Beef pulled from shelves in Irish outlets over possible BSE risk

Six retail outlets in Ireland have been ordered to stop selling beef that was found to contain spinal parts that could transmit the fatal BSE infection.

Five butchers and a supermarket in Ireland have been ordered to stop selling beef that was found to contain spinal parts that could transmit the fatal BSE infection.

The Food Safety Authority of Ireland (FSAI) said that a total of 11 enforcement orders were issued in August, making it the worst month for food safety breaches in five years.

This included prohibition orders on six premises, to stop them selling beef that was in breach of EU health regulations designed to protect consumers from the risk of eating BSE-infected meat which can cause the brain-wasting variant-CJD disease in humans.

Under the measures butchers, are not permitted to handle Specified Risk Material (SRM) from cattle aged over two years unless they are specifically authorised to do by the FSAI, on the basis that they have stringent controls in place that would prevent even the remotest possibility of BSE entering the food chain.

Three of the butcher shops affected were in north county Dublin, namely Des Byrne Butchers, Holmpatrick Shopping Centre, Skerries; Baxter Butchery, Clonard St, Balbriggan and Sean Browne & Sons, Bridge St, Balbriggan. Premier Meats Supply Company Ltd, Ashtown Grove, Navan Road, Dublin 7 and Joe Carney Meats, Old Cabra Road, Dublin 7 were also affected as was the Eurospar in West End Virginia, Co Cavan.
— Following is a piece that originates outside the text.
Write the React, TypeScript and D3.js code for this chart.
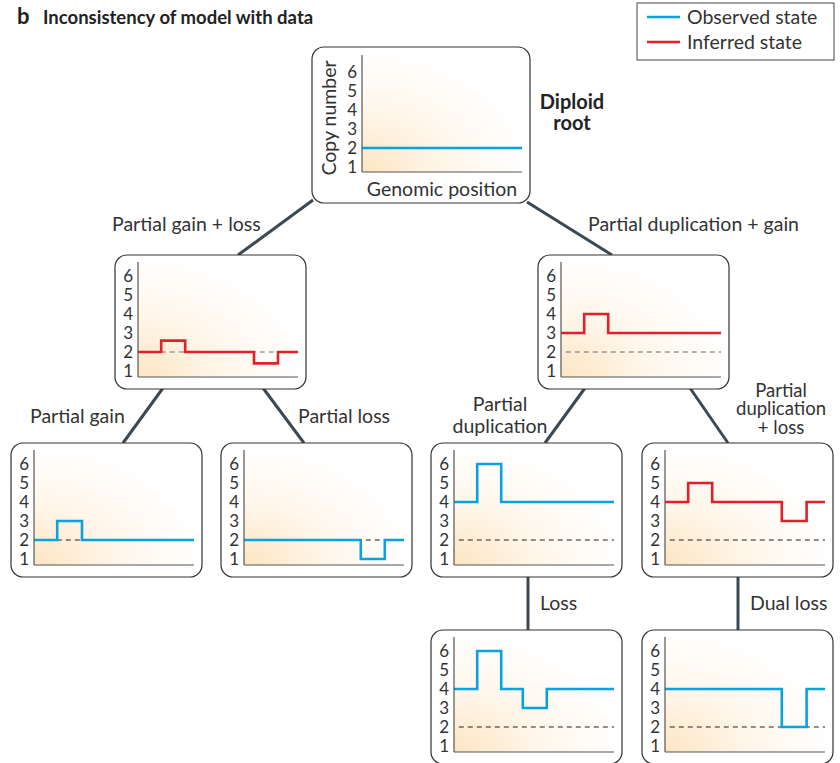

All were issued with the orders by environmental health officers working for local health boards, banning them from selling the beef that contained the potentially hazardous vertebral column.

FSAI chief executive John O'Brien stressed the importance of stringent compliance with the EU health controls for BSE.

"It is highly unorthodox for unauthorised premises to handle bovine carcasses from animals over 24 months of age or to remove vertebral column from such animals without the necessary controls being in place," he said, warning that more butchers will be checked for this problem.